Technology

Comment: David Philp – Industry 4.0 is a new era for construction

Aecom’s David Philp makes the case for the industry to embrace “disruptive innovation” – and enter the era of virtualisation and the sensor-rich Internet of Things.

Since the invention of the power loom nearly 250 years ago, our industry has witnessed, contributed to and been shaped by a series of industrial revolutions. The first, in the 18th century, brought the mechanical loom – the first piece of disruptive engineering; the second heralded automation in the world’s first assembly lines; and the third ushered in electronics, information technology and further automation.

Each era sought to automate, improve efficiency and harness the latest production methods – goals that are probably still present in your organisational strategy or innovation roadmap.

We can learn much from these shifts – most notably that disruptive change is not easy. Despite the use of new, effective tools and processes, it is heuristic bias – our tendency to think in pre-set ways – that is the most difficult nut to crack.

Indeed, the words of Robert Calvert’s 1985 song, Ned Ludd, “He turned to his workmates and said: ‘Death to machines. They tread on our future and they stamp on our dreams’,” will resonate with those trying to implement BIM or any transformational change.

Today our construction sector is at a turning point. Following the economic downturn, we are generally leaner, more innovative and, at last, in the midst of a new industrial revolutionary cycle, moving from analogue transactions to digital, and experiencing the benefits of the information age. BIM has become a metaphor for this industry change, and is helping to set a compelling vision of how a digitised sector looks when enabled by web-friendly computer readable data. 

Paradigm shift

We build – or more likely assemble – right the first time and efficiently, to create assets that give customers and society added value, more sustainability and better value for money. Of course, not all these objectives are obtained by BIM in isolation. But when combined with other paradigms, such as Design for Manufacture and Assembly or lean construction practices, we can envisage a new wave in our built environment.

Laing O’Rourke, for example, is already developing innovative digitised Design for Manufacture and Assembly approaches to drive efficiencies in the design and manufacture of advanced mechanical and electrical products.

As level 2 BIM emerges from adolescence this summer with the completion of all the constituent parts (PAS1192:5 on cyber security, Digital Plan of Works and the core classification system), it is easy to begin to understand how we can continue on from this staging post and head towards the concept of “Industry 4.0” that is seen by many commentators as the next disruptor.

The concept has been promoted in Germany to highlight the work of uber-efficient, intelligent and sensor-rich manufacturing facilities, such as those created by Siemens and Bosch.

Industry 4.0 imagines a much more rapid digital transformational cycle with exponential levels of disruption, as opposed to the current linear trajectory.

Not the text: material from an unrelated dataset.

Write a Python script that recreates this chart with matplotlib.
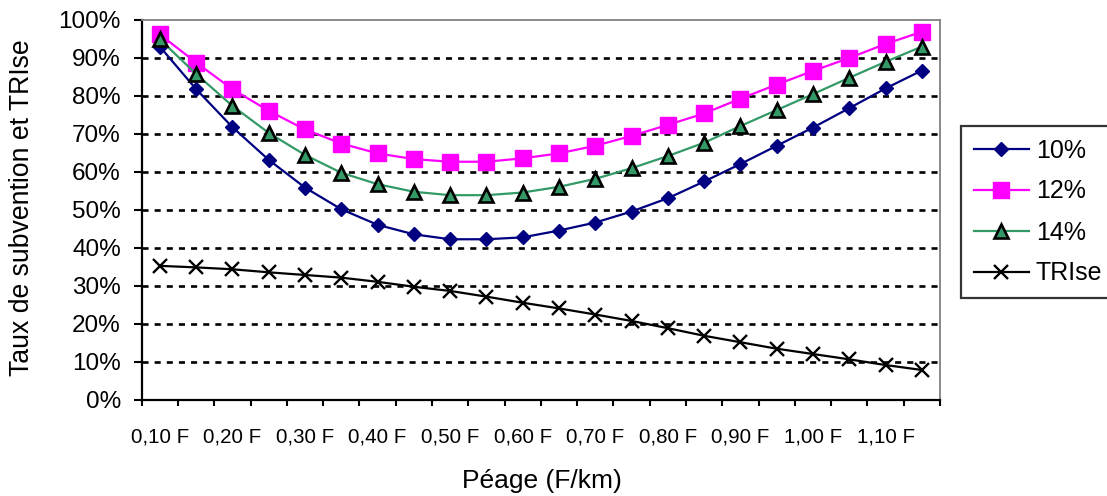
import matplotlib
matplotlib.use("Agg")
import matplotlib.pyplot as plt
from matplotlib.ticker import FixedLocator, FuncFormatter

plt.rcParams['font.family'] = ['Liberation Sans', 'DejaVu Sans']

categories = ["0,10 F", "0,15 F", "0,20 F", "0,25 F", "0,30 F", "0,35 F", "0,40 F", "0,45 F",
              "0,50 F", "0,55 F", "0,60 F", "0,65 F", "0,70 F", "0,75 F", "0,80 F", "0,85 F",
              "0,90 F", "0,95 F", "1,00 F", "1,05 F", "1,10 F", "1,15 F"]
s10 = [93.0, 81.8, 71.8, 63.2, 55.9, 50.2, 46.1, 43.6, 42.3, 42.3, 42.8, 44.6, 46.7, 49.6,
       53.1, 57.5, 62.1, 66.9, 71.7, 76.8, 82.0, 86.7]
s12 = [96.2, 88.8, 81.8, 76.1, 71.2, 67.5, 64.9, 63.4, 62.7, 62.7, 63.6, 64.9, 66.9, 69.5,
       72.4, 75.4, 79.3, 83.0, 86.6, 90.0, 93.7, 96.9]
s14 = [94.9, 85.8, 77.4, 70.3, 64.5, 59.8, 56.8, 54.8, 53.9, 53.9, 54.6, 56.1, 58.2, 61.0,
       64.2, 67.7, 72.1, 76.3, 80.5, 84.8, 89.0, 93.0]
trise = [35.3, 34.9, 34.4, 33.6, 32.9, 32.2, 31.1, 29.8, 28.7, 27.2, 25.6, 24.1, 22.5, 20.8,
         18.9, 16.9, 15.2, 13.5, 12.1, 10.7, 9.2, 7.9]
series_names = ["10%", "12%", "14%", "TRIse"]
y_ticks = [0, 10, 20, 30, 40, 50, 60, 70, 80, 90, 100]

W, H = 1107, 496
fig = plt.figure(figsize=(W / 100, H / 100), dpi=100)
ax = fig.add_axes([141.7 / W, 1 - 400 / H, (940 - 141.7) / W, (400 - 20) / H])

x = list(range(len(categories)))

ax.plot(x, s10, color='#000080', lw=1.6, marker='D', ms=7.6, mfc='#000080', mec='#000080',
        label=series_names[0], zorder=4, clip_on=False)
ax.plot(x, s12, color='#FF00FF', lw=1.6, marker='s', ms=11, mfc='#FF00FF', mec='#FF00FF',
        label=series_names[1], zorder=3, clip_on=False)
ax.plot(x, s14, color='#339966', lw=1.6, marker='^', ms=10, mfc='#339966', mec='black', mew=1.9,
        label=series_names[2], zorder=5, clip_on=False)
ax.plot(x, trise, color='black', lw=1.6, marker='x', ms=10.5, mew=1.7,
        label=series_names[3], zorder=6, clip_on=False)

ax.set_xlim(-0.5, len(categories) - 0.5)
ax.set_ylim(0, 100)

# y axis
ax.yaxis.set_major_locator(FixedLocator(y_ticks))
ax.yaxis.set_major_formatter(FuncFormatter(lambda v, p: f"{int(round(v))}%"))
ax.tick_params(axis='y', which='major', direction='out', length=6, width=1.5,
               labelsize=17.5, pad=9, colors='black')

# x axis: ticks at boundaries, labels every other category
ax.xaxis.set_major_locator(FixedLocator(x[::2]))
ax.set_xticklabels(categories[::2])
ax.xaxis.set_minor_locator(FixedLocator([i - 0.5 for i in range(len(categories) + 1)]))
ax.tick_params(axis='x', which='major', length=0, labelsize=14.8, pad=20)
ax.tick_params(axis='x', which='minor', direction='out', length=4.5, width=1.5)

# grid
for v in y_ticks[1:-1]:
    ax.axhline(v, color='black', lw=1.9, ls=(0, (2.3, 2.3)), zorder=1)

for side in ['left', 'bottom']:
    ax.spines[side].set_color('black')
    ax.spines[side].set_linewidth(1.6)
for side in ['top', 'right']:
    ax.spines[side].set_color('#808080')
    ax.spines[side].set_linewidth(1.3)

fig.text(22 / W, 1 - 208 / H, "Taux de subvention et TRIse", rotation=90,
         ha='center', va='center', fontsize=19.2)
fig.text(542 / W, 1 - 481 / H, "Péage (F/km)", ha='center', va='center', fontsize=19)

leg = fig.legend(loc='upper left', bbox_to_anchor=(961 / W, 1 - 126 / H),
                 bbox_transform=fig.transFigure, fontsize=18, frameon=True, fancybox=False,
                 edgecolor='black', borderaxespad=0, handlelength=2.2, handletextpad=0.3,
                 labelspacing=0.68, borderpad=0.5, numpoints=1)
leg.get_frame().set_linewidth(1.6)

fig.savefig("out.png", dpi=100, facecolor='white')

This shift will be driven by a blurring of and interactions between currently disparate technology fields, leading to total digitisation and automation of certain workflows, ultimately with improved levels of disruptive innovation.

‘Third industrial revolution’

The key components of an Industry 4.0 – such as self-directed decision-making, embedded sensor-rich networks and industrial-additive manufacturing – are at early stages in the construction sector but we are nearer to virtualisation than we think. Author Jeremy Rifkin refers to this as a “third industrial revolution” – one that is green and harnesses the “three internets”: communications, energy, and transport and logistics. This will create a new technology platform, the Internet of Things, which connects everything and everyone.

Working groups such as the Manufacturers Strategic BIM Forum (MSBF), whose members include Tata and Lafarge, are already looking at how the Internet of Things will help to enable intelligent materials and infrastructure that can provide real-time feedback and create a truly circular economy with predictable recycle flows.

An always-on construction environment that continuously feeds enormous amounts of data into deep analytics programmes and crunching predictive algorithms, could help us automate much of today’s analogue processes – such as procurement – and at the same time radically improve the low productivity levels that have blighted our industry.

The Department for Business, Innovation and Skills (BIS) has identified autonomous systems as one of the “eight great technologies” the government believes necessitates support. BIM could be an area in which UK industries are at the vanguard.

Whatever your view, digital does matter and, as we head towards Industry 4.0, or whatever you wish to call it, you need to get ready. The best place to start is with a solid foundation of level 2 BIM. It is time to prepare for the technological and cultural changes generated by the industrial revolution of the 21st century.